Rows from a dataset of charts and code
>>>

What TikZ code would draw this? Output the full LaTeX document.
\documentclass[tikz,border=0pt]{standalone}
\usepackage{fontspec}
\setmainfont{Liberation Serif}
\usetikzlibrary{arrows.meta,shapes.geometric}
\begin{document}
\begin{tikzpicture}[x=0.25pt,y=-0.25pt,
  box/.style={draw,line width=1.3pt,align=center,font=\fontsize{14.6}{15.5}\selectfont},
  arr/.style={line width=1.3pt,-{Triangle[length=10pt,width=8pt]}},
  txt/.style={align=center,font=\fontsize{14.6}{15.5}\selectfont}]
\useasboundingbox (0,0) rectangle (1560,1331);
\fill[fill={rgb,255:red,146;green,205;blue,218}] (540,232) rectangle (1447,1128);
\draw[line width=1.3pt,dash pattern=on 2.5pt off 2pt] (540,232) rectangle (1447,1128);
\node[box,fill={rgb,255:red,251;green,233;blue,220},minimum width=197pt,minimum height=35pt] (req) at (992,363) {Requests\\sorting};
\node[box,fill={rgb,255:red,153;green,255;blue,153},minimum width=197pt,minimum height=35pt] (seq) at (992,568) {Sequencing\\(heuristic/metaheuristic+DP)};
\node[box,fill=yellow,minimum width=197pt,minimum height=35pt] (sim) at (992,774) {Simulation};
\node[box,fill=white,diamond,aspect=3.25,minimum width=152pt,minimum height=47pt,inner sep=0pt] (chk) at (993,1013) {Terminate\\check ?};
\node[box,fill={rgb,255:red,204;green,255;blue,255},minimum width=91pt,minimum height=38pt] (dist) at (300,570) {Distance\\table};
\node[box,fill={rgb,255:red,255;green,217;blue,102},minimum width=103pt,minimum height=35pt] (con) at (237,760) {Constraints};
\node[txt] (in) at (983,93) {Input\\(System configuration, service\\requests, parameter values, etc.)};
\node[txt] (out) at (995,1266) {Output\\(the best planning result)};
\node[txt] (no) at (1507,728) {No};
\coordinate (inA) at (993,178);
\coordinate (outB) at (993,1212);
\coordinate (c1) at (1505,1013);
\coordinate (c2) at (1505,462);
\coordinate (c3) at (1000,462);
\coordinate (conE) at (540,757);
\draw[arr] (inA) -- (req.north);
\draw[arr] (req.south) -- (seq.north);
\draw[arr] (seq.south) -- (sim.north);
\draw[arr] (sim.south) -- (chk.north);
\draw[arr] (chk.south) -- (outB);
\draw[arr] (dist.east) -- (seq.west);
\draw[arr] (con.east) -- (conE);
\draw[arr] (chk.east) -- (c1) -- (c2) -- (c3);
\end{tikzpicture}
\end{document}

<<<
>>>

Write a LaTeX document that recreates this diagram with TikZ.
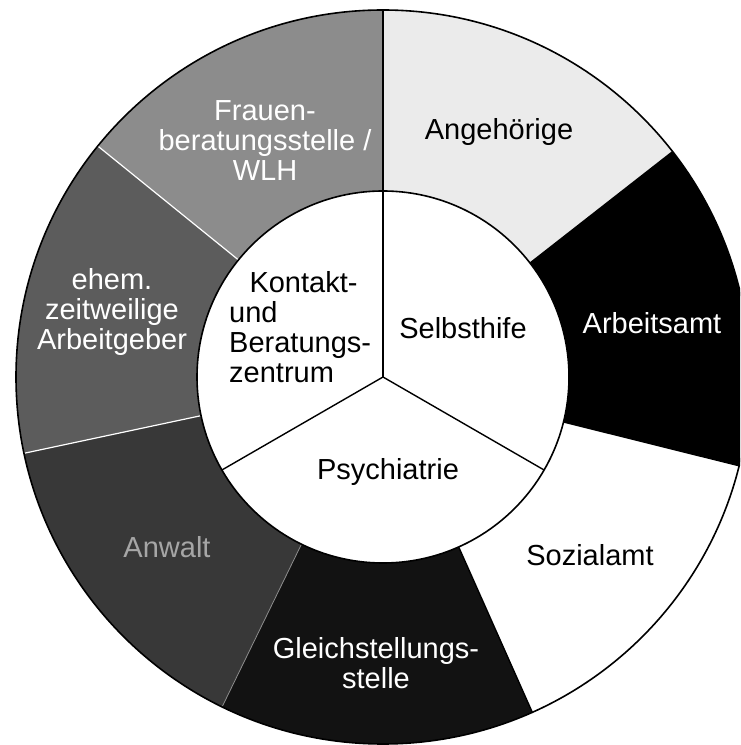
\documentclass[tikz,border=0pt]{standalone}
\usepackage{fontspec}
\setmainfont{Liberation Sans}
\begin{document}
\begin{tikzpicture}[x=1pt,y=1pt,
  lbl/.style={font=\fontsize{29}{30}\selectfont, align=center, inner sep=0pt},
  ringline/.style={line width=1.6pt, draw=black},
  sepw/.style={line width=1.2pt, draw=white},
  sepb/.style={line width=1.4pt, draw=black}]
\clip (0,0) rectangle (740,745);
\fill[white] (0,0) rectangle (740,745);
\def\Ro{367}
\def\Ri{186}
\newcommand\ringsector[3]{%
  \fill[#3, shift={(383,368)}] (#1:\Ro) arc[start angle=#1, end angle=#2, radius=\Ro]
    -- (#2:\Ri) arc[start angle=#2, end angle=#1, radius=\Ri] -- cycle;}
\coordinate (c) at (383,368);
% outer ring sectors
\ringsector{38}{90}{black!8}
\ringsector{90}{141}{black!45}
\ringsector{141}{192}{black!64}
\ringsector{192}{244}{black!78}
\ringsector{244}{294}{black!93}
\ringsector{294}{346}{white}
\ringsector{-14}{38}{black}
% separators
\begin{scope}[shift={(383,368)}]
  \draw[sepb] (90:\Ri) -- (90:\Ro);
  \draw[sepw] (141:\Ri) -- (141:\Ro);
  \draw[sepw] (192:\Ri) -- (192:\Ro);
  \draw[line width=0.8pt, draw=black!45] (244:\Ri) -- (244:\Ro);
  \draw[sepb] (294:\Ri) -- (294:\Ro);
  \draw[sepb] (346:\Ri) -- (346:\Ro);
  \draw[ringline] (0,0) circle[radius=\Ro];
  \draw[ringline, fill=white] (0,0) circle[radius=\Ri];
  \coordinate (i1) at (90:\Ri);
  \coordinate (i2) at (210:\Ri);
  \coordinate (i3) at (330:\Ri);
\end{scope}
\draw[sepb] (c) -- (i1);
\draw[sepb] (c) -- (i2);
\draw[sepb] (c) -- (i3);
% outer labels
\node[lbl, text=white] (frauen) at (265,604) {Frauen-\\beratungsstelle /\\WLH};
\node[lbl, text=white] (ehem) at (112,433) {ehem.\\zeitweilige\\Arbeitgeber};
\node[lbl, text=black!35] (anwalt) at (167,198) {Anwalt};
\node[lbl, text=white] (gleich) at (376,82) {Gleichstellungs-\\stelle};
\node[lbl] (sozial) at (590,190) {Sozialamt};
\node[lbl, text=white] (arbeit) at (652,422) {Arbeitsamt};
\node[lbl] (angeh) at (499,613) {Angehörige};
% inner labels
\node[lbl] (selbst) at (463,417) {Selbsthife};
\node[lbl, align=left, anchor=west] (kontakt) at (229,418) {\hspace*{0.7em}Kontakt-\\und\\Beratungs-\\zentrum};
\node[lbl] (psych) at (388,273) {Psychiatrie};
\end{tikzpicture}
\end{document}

<<<

## REQUIRED TASK
Pull every line containing the word "Output" out of the material.

## SOLUTION
What TikZ code would draw this? Output the full LaTeX document.
\node[txt] (out) at (995,1266) {Output\\(the best planning result)};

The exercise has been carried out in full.